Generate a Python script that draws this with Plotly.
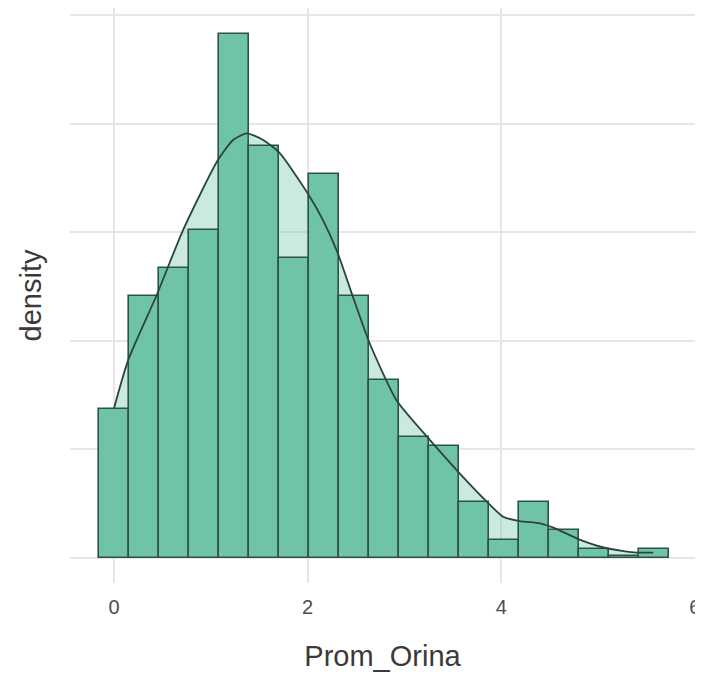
import plotly.graph_objects as go

# Histogram bins (centres) and densities
bin_centers = [0.00, 0.31, 0.62, 0.93, 1.24, 1.55, 1.86, 2.17, 2.48, 2.79,
               3.10, 3.41, 3.72, 4.03, 4.34, 4.65, 4.96, 5.27, 5.58]
bin_density = [0.137, 0.241, 0.267, 0.302, 0.483, 0.379, 0.276, 0.354, 0.241, 0.164,
               0.111, 0.103, 0.052, 0.017, 0.052, 0.026, 0.008, 0.002, 0.008]
bin_width = 0.31

# Kernel density curve
kde_x = [0.00, 0.145, 0.44, 0.713, 1.07, 1.23, 1.37, 1.54, 1.71, 2.00, 2.16,
         2.31, 2.47, 2.64, 2.92, 3.26, 3.57, 3.85, 4.02, 4.19, 4.40, 4.54, 4.81,
         5.09, 5.40, 5.57]
kde_y = [0.138, 0.182, 0.242, 0.302, 0.366, 0.385, 0.391, 0.385, 0.373, 0.336, 0.311,
         0.281, 0.240, 0.198, 0.145, 0.109, 0.078, 0.052, 0.038, 0.034, 0.032, 0.028, 0.017,
         0.009, 0.005, 0.005]

x_ticks = [0, 2, 4, 6]
x_range = [-0.455, 6.002]
y_range = [-0.023, 0.5065]
y_grid = [0, 0.1, 0.2, 0.3, 0.4, 0.5]

fig = go.Figure()

# density fill (behind bars)
fig.add_trace(go.Scatter(
    x=kde_x, y=kde_y, mode="lines", line=dict(width=0, shape="spline", smoothing=0.6),
    fill="tozeroy", fillcolor="rgba(102,194,165,0.35)", hoverinfo="skip",
    showlegend=False, xaxis="x", yaxis="y"))

# histogram bars (on overlay axis so they sit above the fill)
fig.add_trace(go.Bar(
    x=bin_centers, y=bin_density, width=[bin_width] * len(bin_centers),
    marker=dict(color="#6FC3A8", line=dict(color="#2F5247", width=1.6)),
    showlegend=False, xaxis="x", yaxis="y2"))

# density line on top
fig.add_trace(go.Scatter(
    x=kde_x, y=kde_y, mode="lines",
    line=dict(color="#2B453C", width=1.8, shape="spline", smoothing=0.6),
    showlegend=False, xaxis="x", yaxis="y2"))

fig.update_layout(
    width=695, height=668,
    margin=dict(l=62, r=8, t=0, b=93, autoexpand=False),
    paper_bgcolor="white", plot_bgcolor="white",
    font=dict(family="Liberation Sans, Arial, sans-serif", color="#4D4D4D"),
    bargap=0,
    xaxis=dict(range=x_range, tickvals=x_ticks, ticktext=[str(t) for t in x_ticks],
               automargin=False, ticklabeloverflow="allow",
               showgrid=True, gridcolor="#E6E6E6", gridwidth=1.6, zeroline=False,
               showline=False, ticks="outside", ticklen=6, tickcolor="rgba(0,0,0,0)",
               tickfont=dict(size=20, color="#4D4D4D"),
               title=dict(text="Prom_Orina", font=dict(size=29, color="#3A3A3A"), standoff=28)),
    yaxis=dict(range=y_range, tickvals=y_grid, showticklabels=False, automargin=False,
               showgrid=True, gridcolor="#E6E6E6", gridwidth=1.6, zeroline=False,
               showline=False, ticks="",
               title=dict(text="density", font=dict(size=29, color="#3A3A3A"), standoff=18)),
    yaxis2=dict(range=y_range, overlaying="y", showgrid=False, showticklabels=False,
                zeroline=False, showline=False, ticks=""),
)

fig.write_html("out.html")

▬▬▬▬▬▬

Brief: Reproduce the whole listing above word for word, but not its pictures.

Completed exercise:
Generate a Python script that draws this with Plotly.
import plotly.graph_objects as go

# Histogram bins (centres) and densities
bin_centers = [0.00, 0.31, 0.62, 0.93, 1.24, 1.55, 1.86, 2.17, 2.48, 2.79,
               3.10, 3.41, 3.72, 4.03, 4.34, 4.65, 4.96, 5.27, 5.58]
bin_density = [0.137, 0.241, 0.267, 0.302, 0.483, 0.379, 0.276, 0.354, 0.241, 0.164,
               0.111, 0.103, 0.052, 0.017, 0.052, 0.026, 0.008, 0.002, 0.008]
bin_width = 0.31

# Kernel density curve
kde_x = [0.00, 0.145, 0.44, 0.713, 1.07, 1.23, 1.37, 1.54, 1.71, 2.00, 2.16,
         2.31, 2.47, 2.64, 2.92, 3.26, 3.57, 3.85, 4.02, 4.19, 4.40, 4.54, 4.81,
         5.09, 5.40, 5.57]
kde_y = [0.138, 0.182, 0.242, 0.302, 0.366, 0.385, 0.391, 0.385, 0.373, 0.336, 0.311,
         0.281, 0.240, 0.198, 0.145, 0.109, 0.078, 0.052, 0.038, 0.034, 0.032, 0.028, 0.017,
         0.009, 0.005, 0.005]

x_ticks = [0, 2, 4, 6]
x_range = [-0.455, 6.002]
y_range = [-0.023, 0.5065]
y_grid = [0, 0.1, 0.2, 0.3, 0.4, 0.5]

fig = go.Figure()

# density fill (behind bars)
fig.add_trace(go.Scatter(
    x=kde_x, y=kde_y, mode="lines", line=dict(width=0, shape="spline", smoothing=0.6),
    fill="tozeroy", fillcolor="rgba(102,194,165,0.35)", hoverinfo="skip",
    showlegend=False, xaxis="x", yaxis="y"))

# histogram bars (on overlay axis so they sit above the fill)
fig.add_trace(go.Bar(
    x=bin_centers, y=bin_density, width=[bin_width] * len(bin_centers),
    marker=dict(color="#6FC3A8", line=dict(color="#2F5247", width=1.6)),
    showlegend=False, xaxis="x", yaxis="y2"))

# density line on top
fig.add_trace(go.Scatter(
    x=kde_x, y=kde_y, mode="lines",
    line=dict(color="#2B453C", width=1.8, shape="spline", smoothing=0.6),
    showlegend=False, xaxis="x", yaxis="y2"))

fig.update_layout(
    width=695, height=668,
    margin=dict(l=62, r=8, t=0, b=93, autoexpand=False),
    paper_bgcolor="white", plot_bgcolor="white",
    font=dict(family="Liberation Sans, Arial, sans-serif", color="#4D4D4D"),
    bargap=0,
    xaxis=dict(range=x_range, tickvals=x_ticks, ticktext=[str(t) for t in x_ticks],
               automargin=False, ticklabeloverflow="allow",
               showgrid=True, gridcolor="#E6E6E6", gridwidth=1.6, zeroline=False,
               showline=False, ticks="outside", ticklen=6, tickcolor="rgba(0,0,0,0)",
               tickfont=dict(size=20, color="#4D4D4D"),
               title=dict(text="Prom_Orina", font=dict(size=29, color="#3A3A3A"), standoff=28)),
    yaxis=dict(range=y_range, tickvals=y_grid, showticklabels=False, automargin=False,
               showgrid=True, gridcolor="#E6E6E6", gridwidth=1.6, zeroline=False,
               showline=False, ticks="",
               title=dict(text="density", font=dict(size=29, color="#3A3A3A"), standoff=18)),
    yaxis2=dict(range=y_range, overlaying="y", showgrid=False, showticklabels=False,
                zeroline=False, showline=False, ticks=""),
)

fig.write_html("out.html")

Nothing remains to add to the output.